_Objective_
All of the material below is to be restated word for word, apart from the pictures.

_Data provided_
++++++++++++++++++++
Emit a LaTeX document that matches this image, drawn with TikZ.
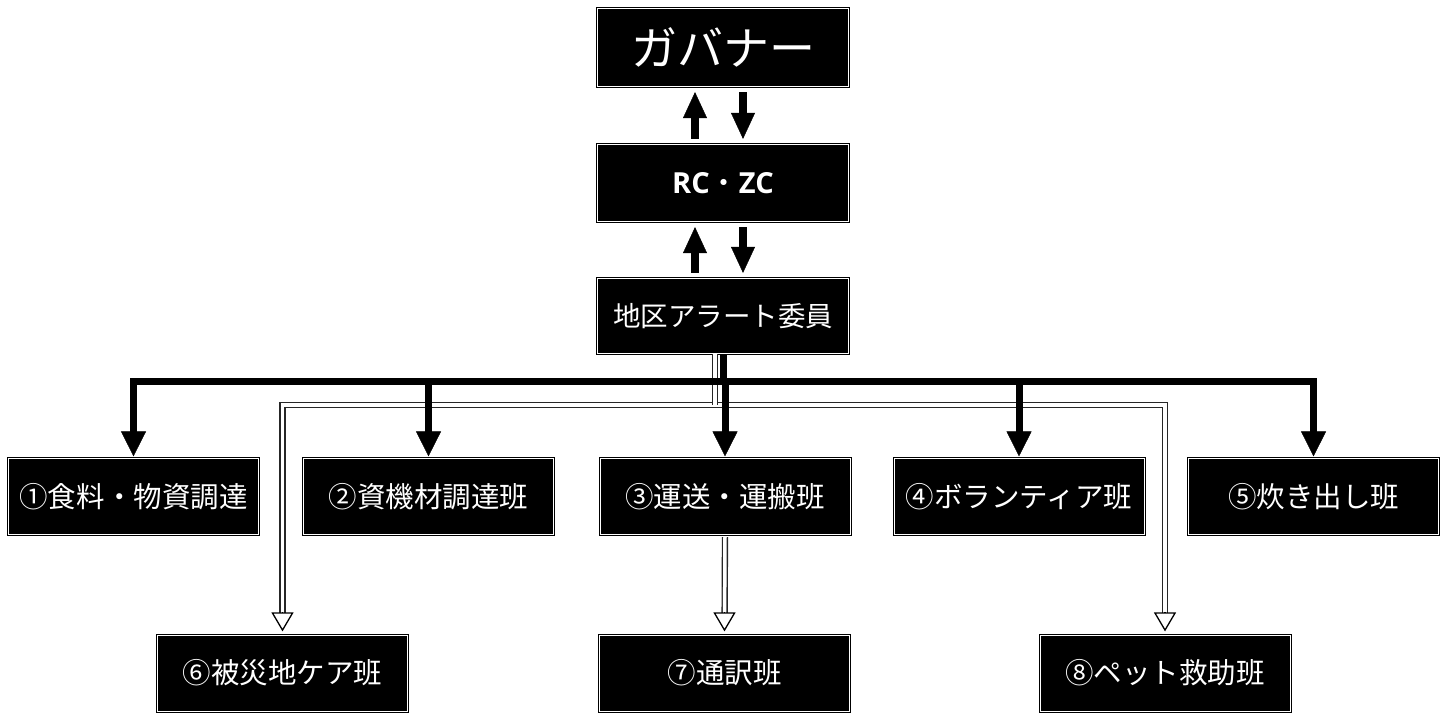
\documentclass[tikz,border=0pt]{standalone}
\usepackage{fontspec}
\setmainfont{Noto Sans CJK JP}
\newfontfamily\latinbf{Open Sans}
\usetikzlibrary{arrows.meta}
\begin{document}
\begin{tikzpicture}[x=1pt,y=-1pt,
  box/.style={rectangle, fill=black, draw=black, double=white, line width=1.2pt,
    double distance=0.6pt, inner sep=0pt, text=white, minimum width=250pt, minimum height=76pt,
    font=\fontsize{28.5}{32}\selectfont},
  topbox/.style={box, minimum width=251pt},
  bigarrow/.style={line width=8.5pt, draw=black,
    -{Triangle[width=24pt,length=26pt,line width=0.4pt]}, shorten <=5pt, shorten >=5pt},
  treeline/.style={line width=7pt, draw=black, line join=miter},
  treearrow/.style={treeline, -{Triangle[width=25pt,length=25pt,line width=0.4pt]}, shorten >=1.5pt},
  dbl/.style={draw=black!85, double=white, line width=1.4pt, double distance=3.5pt, line join=miter},
  hollow/.style={draw=black, line width=1.3pt, -{Triangle[open,width=22pt,length=19pt,fill=white]}, shorten >=3pt}
]
\useasboundingbox (0,0) rectangle (1447,715);

% top chain
\node[topbox, minimum height=78pt, font=\fontsize{46}{50}\selectfont] (gov) at (723,47.5) {ガバナー};
\node[topbox, minimum height=77pt, font=\fontsize{29}{32}\selectfont] (rc) at (723,183) {{\latinbf\bfseries RC}{・}{\latinbf\bfseries ZC}};
\node[topbox, minimum height=75pt, font=\fontsize{27.5}{30}\selectfont] (zone) at (723,316) {地区アラート委員};

% row 1
\node[box] (b1) at (133.5,496.5) {①食料・物資調達};
\node[box] (b2) at (428.5,496.5) {②資機材調達班};
\node[box] (b3) at (725,496.5) {③運送・運搬班};
\node[box] (b4) at (1019,496.5) {④ボランティア班};
\node[box] (b5) at (1313.5,496.5) {⑤炊き出し班};

% row 2
\node[box] (b6) at (282.5,673) {⑥被災地ケア班};
\node[box] (b7) at (724.5,673) {⑦通訳班};
\node[box] (b8) at (1165,673) {⑧ペット救助班};

\coordinate (bus) at (723,381);
\coordinate (dbus) at (715,405);

% arrows between top boxes
\draw[bigarrow] ([xshift=-28pt]rc.north) -- ([xshift=-28pt]gov.south);
\draw[bigarrow] ([xshift=20pt]gov.south) -- ([xshift=20pt]rc.north);
\draw[bigarrow] ([xshift=-28pt]zone.north) -- ([xshift=-28pt]rc.south);
\draw[bigarrow] ([xshift=20pt]rc.south) -- ([xshift=20pt]zone.north);

% double (hollow) connectors
\draw[dbl, shorten >=20pt] (dbus) -| (b6.north);
\draw[dbl, shorten >=20pt] (dbus) -| (b8.north);
\draw[dbl] ([xshift=-8pt]zone.south) -- (dbus);
\draw[dbl, shorten <=2pt, shorten >=20pt] (b3.south) -- (b7.north);
\draw[hollow] ([yshift=22pt]b6.north) -- (b6.north);
\draw[hollow] ([yshift=22pt]b7.north) -- (b7.north);
\draw[hollow] ([yshift=22pt]b8.north) -- (b8.north);

% solid tree
\draw[treeline] (zone.south) -- (bus);
\draw[treearrow] (bus) -| (b1.north);
\draw[treearrow] (bus) -| (b5.north);
\draw[treearrow] (bus -| b2.north) -- (b2.north);
\draw[treearrow] (bus -| b3.north) -- (b3.north);
\draw[treearrow] (bus -| b4.north) -- (b4.north);
\end{tikzpicture}
\end{document}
++++++++++++++++++++
_Solution below_
Emit a LaTeX document that matches this image, drawn with TikZ.
\documentclass[tikz,border=0pt]{standalone}
\usepackage{fontspec}
\setmainfont{Noto Sans CJK JP}
\newfontfamily\latinbf{Open Sans}
\usetikzlibrary{arrows.meta}
\begin{document}
\begin{tikzpicture}[x=1pt,y=-1pt,
  box/.style={rectangle, fill=black, draw=black, double=white, line width=1.2pt,
    double distance=0.6pt, inner sep=0pt, text=white, minimum width=250pt, minimum height=76pt,
    font=\fontsize{28.5}{32}\selectfont},
  topbox/.style={box, minimum width=251pt},
  bigarrow/.style={line width=8.5pt, draw=black,
    -{Triangle[width=24pt,length=26pt,line width=0.4pt]}, shorten <=5pt, shorten >=5pt},
  treeline/.style={line width=7pt, draw=black, line join=miter},
  treearrow/.style={treeline, -{Triangle[width=25pt,length=25pt,line width=0.4pt]}, shorten >=1.5pt},
  dbl/.style={draw=black!85, double=white, line width=1.4pt, double distance=3.5pt, line join=miter},
  hollow/.style={draw=black, line width=1.3pt, -{Triangle[open,width=22pt,length=19pt,fill=white]}, shorten >=3pt}
]
\useasboundingbox (0,0) rectangle (1447,715);

% top chain
\node[topbox, minimum height=78pt, font=\fontsize{46}{50}\selectfont] (gov) at (723,47.5) {ガバナー};
\node[topbox, minimum height=77pt, font=\fontsize{29}{32}\selectfont] (rc) at (723,183) {{\latinbf\bfseries RC}{・}{\latinbf\bfseries ZC}};
\node[topbox, minimum height=75pt, font=\fontsize{27.5}{30}\selectfont] (zone) at (723,316) {地区アラート委員};

% row 1
\node[box] (b1) at (133.5,496.5) {①食料・物資調達};
\node[box] (b2) at (428.5,496.5) {②資機材調達班};
\node[box] (b3) at (725,496.5) {③運送・運搬班};
\node[box] (b4) at (1019,496.5) {④ボランティア班};
\node[box] (b5) at (1313.5,496.5) {⑤炊き出し班};

% row 2
\node[box] (b6) at (282.5,673) {⑥被災地ケア班};
\node[box] (b7) at (724.5,673) {⑦通訳班};
\node[box] (b8) at (1165,673) {⑧ペット救助班};

\coordinate (bus) at (723,381);
\coordinate (dbus) at (715,405);

% arrows between top boxes
\draw[bigarrow] ([xshift=-28pt]rc.north) -- ([xshift=-28pt]gov.south);
\draw[bigarrow] ([xshift=20pt]gov.south) -- ([xshift=20pt]rc.north);
\draw[bigarrow] ([xshift=-28pt]zone.north) -- ([xshift=-28pt]rc.south);
\draw[bigarrow] ([xshift=20pt]rc.south) -- ([xshift=20pt]zone.north);

% double (hollow) connectors
\draw[dbl, shorten >=20pt] (dbus) -| (b6.north);
\draw[dbl, shorten >=20pt] (dbus) -| (b8.north);
\draw[dbl] ([xshift=-8pt]zone.south) -- (dbus);
\draw[dbl, shorten <=2pt, shorten >=20pt] (b3.south) -- (b7.north);
\draw[hollow] ([yshift=22pt]b6.north) -- (b6.north);
\draw[hollow] ([yshift=22pt]b7.north) -- (b7.north);
\draw[hollow] ([yshift=22pt]b8.north) -- (b8.north);

% solid tree
\draw[treeline] (zone.south) -- (bus);
\draw[treearrow] (bus) -| (b1.north);
\draw[treearrow] (bus) -| (b5.north);
\draw[treearrow] (bus -| b2.north) -- (b2.north);
\draw[treearrow] (bus -| b3.north) -- (b3.north);
\draw[treearrow] (bus -| b4.north) -- (b4.north);
\end{tikzpicture}
\end{document}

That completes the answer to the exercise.